> **What you should do**:
Take every line where the string "this" appears and copy it.

> **Records supplied**:
********************

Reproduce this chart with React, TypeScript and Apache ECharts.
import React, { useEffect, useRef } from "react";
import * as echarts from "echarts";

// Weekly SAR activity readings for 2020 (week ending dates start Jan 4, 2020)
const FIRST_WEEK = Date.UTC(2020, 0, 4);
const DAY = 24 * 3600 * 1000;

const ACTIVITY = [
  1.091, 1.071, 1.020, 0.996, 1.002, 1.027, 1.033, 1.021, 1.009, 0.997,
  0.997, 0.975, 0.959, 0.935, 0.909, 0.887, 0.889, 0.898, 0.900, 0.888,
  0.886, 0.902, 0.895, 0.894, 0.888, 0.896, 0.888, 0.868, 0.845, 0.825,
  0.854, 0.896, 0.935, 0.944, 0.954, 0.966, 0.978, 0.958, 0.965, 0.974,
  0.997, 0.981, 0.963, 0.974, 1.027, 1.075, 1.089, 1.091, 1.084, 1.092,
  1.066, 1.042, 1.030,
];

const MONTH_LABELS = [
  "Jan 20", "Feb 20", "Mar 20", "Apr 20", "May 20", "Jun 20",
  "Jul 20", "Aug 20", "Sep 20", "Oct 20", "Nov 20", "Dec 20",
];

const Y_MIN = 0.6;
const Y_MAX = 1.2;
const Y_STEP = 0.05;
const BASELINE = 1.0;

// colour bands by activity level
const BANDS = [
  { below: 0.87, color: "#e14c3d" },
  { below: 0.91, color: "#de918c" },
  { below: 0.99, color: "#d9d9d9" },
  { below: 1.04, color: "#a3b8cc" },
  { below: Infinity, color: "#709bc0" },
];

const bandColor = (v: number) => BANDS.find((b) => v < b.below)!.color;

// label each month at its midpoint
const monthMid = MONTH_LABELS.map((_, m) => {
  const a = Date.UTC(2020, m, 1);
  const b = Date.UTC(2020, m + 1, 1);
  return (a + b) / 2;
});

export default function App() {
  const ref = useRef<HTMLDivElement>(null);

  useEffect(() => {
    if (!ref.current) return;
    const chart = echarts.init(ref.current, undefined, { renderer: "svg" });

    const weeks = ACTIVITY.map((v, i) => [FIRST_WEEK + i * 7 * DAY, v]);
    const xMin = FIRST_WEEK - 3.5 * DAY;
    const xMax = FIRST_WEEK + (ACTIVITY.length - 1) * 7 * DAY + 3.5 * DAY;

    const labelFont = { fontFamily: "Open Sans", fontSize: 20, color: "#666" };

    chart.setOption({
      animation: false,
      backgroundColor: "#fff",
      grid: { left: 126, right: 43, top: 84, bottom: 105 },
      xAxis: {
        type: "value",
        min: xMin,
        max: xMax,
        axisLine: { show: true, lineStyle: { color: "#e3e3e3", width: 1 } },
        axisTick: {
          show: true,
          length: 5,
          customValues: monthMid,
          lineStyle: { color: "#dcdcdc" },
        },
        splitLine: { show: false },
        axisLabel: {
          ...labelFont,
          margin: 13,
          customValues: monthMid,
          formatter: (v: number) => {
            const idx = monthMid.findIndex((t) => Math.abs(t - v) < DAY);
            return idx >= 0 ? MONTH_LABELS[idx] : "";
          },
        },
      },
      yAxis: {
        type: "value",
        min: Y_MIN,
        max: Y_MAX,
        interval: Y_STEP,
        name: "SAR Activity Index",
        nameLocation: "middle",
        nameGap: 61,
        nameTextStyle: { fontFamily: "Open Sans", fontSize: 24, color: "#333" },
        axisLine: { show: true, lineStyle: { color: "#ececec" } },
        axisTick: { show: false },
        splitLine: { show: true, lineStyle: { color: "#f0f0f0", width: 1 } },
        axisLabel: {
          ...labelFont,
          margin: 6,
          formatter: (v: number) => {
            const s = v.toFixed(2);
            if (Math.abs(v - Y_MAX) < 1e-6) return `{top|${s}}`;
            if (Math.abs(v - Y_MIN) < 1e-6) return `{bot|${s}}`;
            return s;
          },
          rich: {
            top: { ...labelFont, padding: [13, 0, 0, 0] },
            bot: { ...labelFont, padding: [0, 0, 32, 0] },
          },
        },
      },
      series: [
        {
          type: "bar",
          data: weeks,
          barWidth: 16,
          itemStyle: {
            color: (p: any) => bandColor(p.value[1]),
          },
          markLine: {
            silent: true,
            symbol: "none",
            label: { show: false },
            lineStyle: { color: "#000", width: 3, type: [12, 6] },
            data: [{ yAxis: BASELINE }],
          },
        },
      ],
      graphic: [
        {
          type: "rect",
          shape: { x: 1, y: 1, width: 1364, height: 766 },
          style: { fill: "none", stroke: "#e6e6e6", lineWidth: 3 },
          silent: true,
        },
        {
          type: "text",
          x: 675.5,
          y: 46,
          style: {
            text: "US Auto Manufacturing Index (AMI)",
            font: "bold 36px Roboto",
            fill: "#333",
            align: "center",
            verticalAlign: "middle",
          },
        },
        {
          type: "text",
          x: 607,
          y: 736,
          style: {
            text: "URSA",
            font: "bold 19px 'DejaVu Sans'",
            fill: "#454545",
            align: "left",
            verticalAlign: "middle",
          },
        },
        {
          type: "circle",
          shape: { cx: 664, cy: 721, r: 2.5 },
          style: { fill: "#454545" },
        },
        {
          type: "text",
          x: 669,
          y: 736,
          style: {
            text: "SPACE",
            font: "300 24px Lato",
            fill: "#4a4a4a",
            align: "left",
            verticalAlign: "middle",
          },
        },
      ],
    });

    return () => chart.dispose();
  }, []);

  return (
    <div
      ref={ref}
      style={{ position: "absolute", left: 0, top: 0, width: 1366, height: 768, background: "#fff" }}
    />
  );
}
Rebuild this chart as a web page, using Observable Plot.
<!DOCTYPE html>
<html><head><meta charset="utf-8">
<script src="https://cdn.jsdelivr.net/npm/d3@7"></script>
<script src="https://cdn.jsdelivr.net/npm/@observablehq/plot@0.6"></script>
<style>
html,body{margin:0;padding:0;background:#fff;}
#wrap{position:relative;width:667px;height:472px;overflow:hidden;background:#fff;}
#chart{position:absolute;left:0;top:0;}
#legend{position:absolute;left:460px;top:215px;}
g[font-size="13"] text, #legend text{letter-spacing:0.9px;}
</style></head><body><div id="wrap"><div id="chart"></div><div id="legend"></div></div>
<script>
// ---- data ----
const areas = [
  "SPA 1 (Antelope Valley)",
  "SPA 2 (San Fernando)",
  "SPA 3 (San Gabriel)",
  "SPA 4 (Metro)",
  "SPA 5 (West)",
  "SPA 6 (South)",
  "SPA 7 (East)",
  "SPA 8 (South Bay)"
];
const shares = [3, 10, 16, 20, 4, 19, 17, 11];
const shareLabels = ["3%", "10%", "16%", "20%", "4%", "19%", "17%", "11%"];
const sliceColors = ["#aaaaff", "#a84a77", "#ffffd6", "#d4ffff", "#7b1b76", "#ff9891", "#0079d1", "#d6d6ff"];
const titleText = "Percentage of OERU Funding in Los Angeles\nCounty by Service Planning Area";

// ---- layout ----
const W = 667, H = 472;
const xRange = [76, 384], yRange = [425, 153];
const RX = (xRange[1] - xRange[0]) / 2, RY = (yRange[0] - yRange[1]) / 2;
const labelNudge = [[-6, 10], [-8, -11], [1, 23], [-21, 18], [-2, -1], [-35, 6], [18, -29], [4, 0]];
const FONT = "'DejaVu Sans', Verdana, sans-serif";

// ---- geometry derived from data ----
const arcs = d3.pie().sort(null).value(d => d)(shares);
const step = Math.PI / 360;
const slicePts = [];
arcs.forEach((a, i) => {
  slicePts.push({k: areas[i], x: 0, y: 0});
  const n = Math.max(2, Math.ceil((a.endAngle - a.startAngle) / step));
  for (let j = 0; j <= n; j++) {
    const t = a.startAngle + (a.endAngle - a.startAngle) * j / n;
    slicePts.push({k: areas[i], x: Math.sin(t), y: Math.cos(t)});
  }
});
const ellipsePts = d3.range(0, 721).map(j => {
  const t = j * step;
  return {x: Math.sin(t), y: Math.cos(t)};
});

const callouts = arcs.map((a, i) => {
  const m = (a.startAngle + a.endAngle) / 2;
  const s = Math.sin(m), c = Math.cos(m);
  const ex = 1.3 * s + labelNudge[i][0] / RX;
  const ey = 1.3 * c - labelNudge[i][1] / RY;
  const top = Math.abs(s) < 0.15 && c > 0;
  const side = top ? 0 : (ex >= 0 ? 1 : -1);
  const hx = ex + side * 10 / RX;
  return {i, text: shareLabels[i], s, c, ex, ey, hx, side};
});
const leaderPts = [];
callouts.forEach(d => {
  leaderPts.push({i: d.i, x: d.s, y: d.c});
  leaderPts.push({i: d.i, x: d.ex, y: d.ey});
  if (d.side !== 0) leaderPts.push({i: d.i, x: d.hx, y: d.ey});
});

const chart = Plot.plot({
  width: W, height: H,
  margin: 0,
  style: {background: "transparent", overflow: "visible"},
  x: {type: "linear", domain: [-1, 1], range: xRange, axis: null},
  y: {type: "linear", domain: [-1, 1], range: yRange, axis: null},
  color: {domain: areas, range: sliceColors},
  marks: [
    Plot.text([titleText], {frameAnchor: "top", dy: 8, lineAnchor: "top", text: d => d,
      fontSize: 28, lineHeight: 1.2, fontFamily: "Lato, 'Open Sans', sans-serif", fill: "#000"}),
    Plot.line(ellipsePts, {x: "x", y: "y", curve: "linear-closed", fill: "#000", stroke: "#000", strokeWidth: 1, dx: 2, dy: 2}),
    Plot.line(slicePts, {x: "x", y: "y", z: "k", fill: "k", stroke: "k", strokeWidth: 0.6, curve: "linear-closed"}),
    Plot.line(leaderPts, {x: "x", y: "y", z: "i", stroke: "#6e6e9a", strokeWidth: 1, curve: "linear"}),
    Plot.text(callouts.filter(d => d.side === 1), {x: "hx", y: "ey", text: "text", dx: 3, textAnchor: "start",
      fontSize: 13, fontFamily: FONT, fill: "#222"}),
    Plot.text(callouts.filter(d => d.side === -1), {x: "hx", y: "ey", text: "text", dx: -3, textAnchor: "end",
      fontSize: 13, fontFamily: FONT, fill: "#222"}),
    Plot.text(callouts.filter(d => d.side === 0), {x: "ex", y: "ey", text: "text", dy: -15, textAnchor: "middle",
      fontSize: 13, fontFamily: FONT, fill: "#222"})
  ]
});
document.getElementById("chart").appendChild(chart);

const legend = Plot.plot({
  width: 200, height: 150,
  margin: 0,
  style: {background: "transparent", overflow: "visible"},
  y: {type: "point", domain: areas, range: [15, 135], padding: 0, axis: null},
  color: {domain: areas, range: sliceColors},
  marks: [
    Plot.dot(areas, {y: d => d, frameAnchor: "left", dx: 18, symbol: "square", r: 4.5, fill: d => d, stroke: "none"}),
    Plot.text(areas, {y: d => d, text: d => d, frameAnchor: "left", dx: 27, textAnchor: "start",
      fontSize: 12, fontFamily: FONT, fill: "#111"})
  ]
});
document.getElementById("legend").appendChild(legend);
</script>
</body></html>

********************

> **The solution**:
Reproduce this chart with React, TypeScript and Apache ECharts.
Rebuild this chart as a web page, using Observable Plot.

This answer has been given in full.